Laut einer Studie aus 2012 verursachen die knapp 60 häufigsten zoonotischen Erreger alljährlich weltweit bei zweieinhalb Milliarden Erkrankungsfällen mehr als zweieinhalb Millionen Todesfälle. Schon vor Covid-19 schätzte die Weltbank die wirtschaftlichen Verluste infolge der sechs größten Ausbrüche zwischen 1997 und 2009 auf 80 Milliarden Dollar. Experten schätzen, dass 40 der bekannten Zoonosen eine Pandemie auslösen können.

Der Mensch ist Treiber.
Ein gesundes Ökosystem sorgt für eine Balance der einzelnen Erreger, sie bleiben in ihrem ‚Biotop‘. Doch je mehr der Mensch eingreift, desto weniger Stabilität: Durch Rodung verschwinden Lebensräume für Wildtiere und damit Wirte für die Viren. Genauso das Artensterben, dass begünstigt, dass Viren auf Menschen überspringen: Irgendwann verlassen sie ihre seit ewigen Zeiten angestammten Lebensräume und suchen sich neue – etwa den Menschen. Und der trägt den Erreger dann hinaus in wachsende Städte, oder per Flugzeug bis auf andere Kontinente. Die globale Mobilität, das Bevölkerungswachstum, die Klimaerwärmung und die veränderte Tierhaltung greifen unheilvoll ineinander.

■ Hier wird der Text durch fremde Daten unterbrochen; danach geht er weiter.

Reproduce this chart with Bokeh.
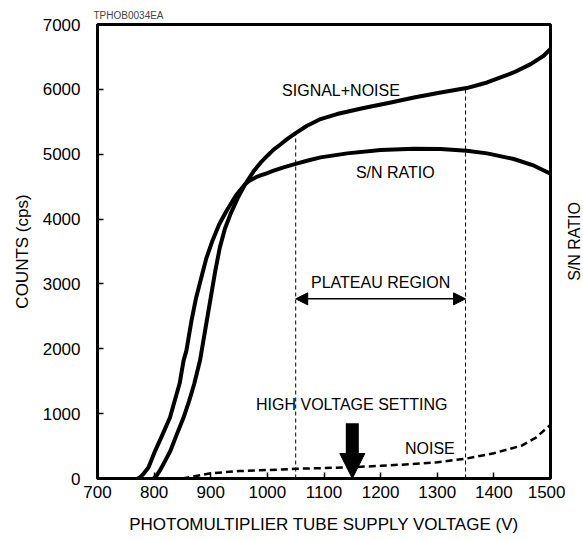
import math
from bokeh.plotting import figure
from bokeh.layouts import row
from bokeh.models import Range1d, FixedTicker, Arrow, NormalHead, Label
from bokeh.embed import file_html
from bokeh.resources import INLINE

# ---- data ----
sn_voltage = [771, 776, 782, 790, 802, 815, 828, 845, 852, 857, 866, 874, 882, 892, 903, 915, 928,
              945, 961, 970, 980, 988, 1000, 1011, 1030, 1050, 1070, 1094, 1141, 1200, 1259,
              1306, 1352, 1388, 1435, 1471, 1500]
sn_counts = [0, 25, 80, 170, 430, 680, 940, 1464, 1818, 1972, 2434, 2780, 3051, 3390, 3667, 3920, 4129,
             4370, 4541, 4600, 4645, 4672, 4710, 4746, 4800, 4852, 4900, 4951, 5013, 5065, 5085,
             5080, 5054, 5013, 4926, 4823, 4700]

sig_voltage = [799, 804, 810, 820, 829, 840, 852, 862, 871, 881, 890, 899, 908, 916, 925, 935,
               948, 961, 976, 988, 1000, 1011, 1023, 1036, 1050, 1070, 1094, 1123, 1170, 1218,
               1259, 1306, 1352, 1388, 1435, 1465, 1488, 1500]
sig_counts = [0, 40, 120, 280, 431, 680, 940, 1200, 1464, 1818, 2280, 2740, 3200, 3560, 3850, 4080,
              4330, 4541, 4740, 4870, 4977, 5070, 5150, 5240, 5325, 5439, 5542, 5619, 5712, 5798,
              5875, 5952, 6020, 6106, 6260, 6389, 6518, 6625]

noise_voltage = [850, 900, 950, 1000, 1050, 1100, 1150, 1200, 1250, 1300, 1350, 1400, 1450, 1475, 1500]
noise_counts = [0, 80, 115, 130, 150, 160, 175, 195, 220, 250, 305, 390, 510, 635, 830]

x_ticks = [700, 800, 900, 1000, 1100, 1200, 1300, 1400, 1500]
y_ticks = [0, 1000, 2000, 3000, 4000, 5000, 6000, 7000]

plateau_voltage = [1050, 1350]
plateau_top = [5325, 6020]
plateau_arrow_y = 2770
hv_setting = 1150
hv_arrow_top = 850

FONT = "Liberation Sans"

p = figure(width=565, height=540, output_backend="svg", toolbar_location=None,
           x_range=Range1d(700, 1500), y_range=Range1d(0, 7000),
           min_border_left=97, min_border_right=15, min_border_top=24, min_border_bottom=62,
           background_fill_color="white", border_fill_color="white")

p.title.text = "TPHOB0034EA"
p.title.text_font = FONT
p.title.text_font_size = "10px"
p.title.text_font_style = "normal"
p.title.standoff = 8
p.title.offset = -4

p.grid.visible = False
p.outline_line_color = "black"
p.outline_line_width = 3

for ax in (p.xaxis[0], p.yaxis[0]):
    ax.axis_line_width = 3
    ax.axis_line_color = "black"
    ax.major_tick_in = 6
    ax.major_tick_out = 0
    ax.major_tick_line_width = 1.5
    ax.minor_tick_line_color = None
    ax.major_label_text_font = FONT
    ax.major_label_text_font_size = "17px"
    ax.major_label_text_color = "black"
    ax.axis_label_text_font = FONT
    ax.axis_label_text_font_size = "17px"
    ax.axis_label_text_font_style = "normal"
    ax.axis_label_text_color = "black"

p.xaxis[0].ticker = FixedTicker(ticks=x_ticks)
p.yaxis[0].ticker = FixedTicker(ticks=y_ticks)
p.xaxis[0].axis_label = "PHOTOMULTIPLIER TUBE SUPPLY VOLTAGE (V)"
p.yaxis[0].axis_label = "COUNTS (cps)"
p.xaxis[0].major_label_standoff = 7
p.xaxis[0].axis_label_standoff = 14
p.yaxis[0].major_label_standoff = 17
p.yaxis[0].axis_label_standoff = 8

# curves
p.line(sn_voltage, sn_counts, line_color="black", line_width=4, line_join="round")
p.line(sig_voltage, sig_counts, line_color="black", line_width=4, line_join="round")
p.line(noise_voltage, noise_counts, line_color="black", line_width=2.5, line_dash="7 4")

# plateau boundaries
p.segment(x0=plateau_voltage, y0=[0, 0], x1=plateau_voltage, y1=plateau_top,
          line_color="black", line_width=1, line_dash="4 3")

p.add_layout(Arrow(start=NormalHead(size=12, fill_color="black", line_color="black"),
                   end=NormalHead(size=12, fill_color="black", line_color="black"),
                   x_start=plateau_voltage[0], y_start=plateau_arrow_y,
                   x_end=plateau_voltage[1], y_end=plateau_arrow_y,
                   line_color="black", line_width=1.5))

p.add_layout(Arrow(end=NormalHead(size=25, fill_color="black", line_color="black"),
                   x_start=hv_setting, y_start=hv_arrow_top,
                   x_end=hv_setting, y_end=0,
                   line_color="black", line_width=13))

def lab(x, y, t, size="16px"):
    p.add_layout(Label(x=x, y=y, text=t, text_font=FONT, text_font_size=size,
                       text_align="center", text_baseline="middle", text_color="black"))

lab(1130, 5980, "SIGNAL+NOISE")
lab(1226, 4716, "S/N RATIO")
lab(1200, 3020, "PLATEAU REGION")
lab(1149, 1140, "HIGH VOLTAGE SETTING")
lab(1287, 460, "NOISE")

# narrow strip on the right carrying the right-hand axis title
p2 = figure(width=18, height=540, output_backend="svg", toolbar_location=None,
            x_range=Range1d(0, 18), y_range=Range1d(0, 540), min_border=0,
            background_fill_color="white", border_fill_color="white")
p2.axis.visible = False
p2.grid.visible = False
p2.outline_line_color = None
p2.add_layout(Label(x=9, y=282, text="S/N RATIO", angle=math.pi / 2,
                    text_font=FONT, text_font_size="16px",
                    text_align="center", text_baseline="middle", text_color="black"))

layout = row(p, p2)
open("out.html", "w").write(file_html(layout, INLINE))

Die Antwort lautet: „One health“.
Mensch, Tier und Umwelt hängen derart miteinander zusammen, dass der Weg zur Lösung nur mit vernetztem Denken geht. Unter dem Begriff „One Health“ – „eine Gesundheit“ für Tier und Mensch – bündeln sich gemeinsame Forschungsinitiativen von Humanmedizinern, Tierärzten und Umweltschützern. Ökologische Faktoren wie Klimaerwärmung und Massentierhaltung sowie Lebensmittelsicherheit sind mithin ausdrücklich einbezogen. Ziel ist ein fundamentales und systematisches Verständnis von Zoonose-Erregern in ihren Ökosystemen, um effektiv und schnell auf neue Erreger reagieren zu können. Zum Beispiel arbeiten seit Anfang 2020 etwa 40 Partner aus fast 20 Ländern im One-Health-Programm der Europäischen Union zusammen.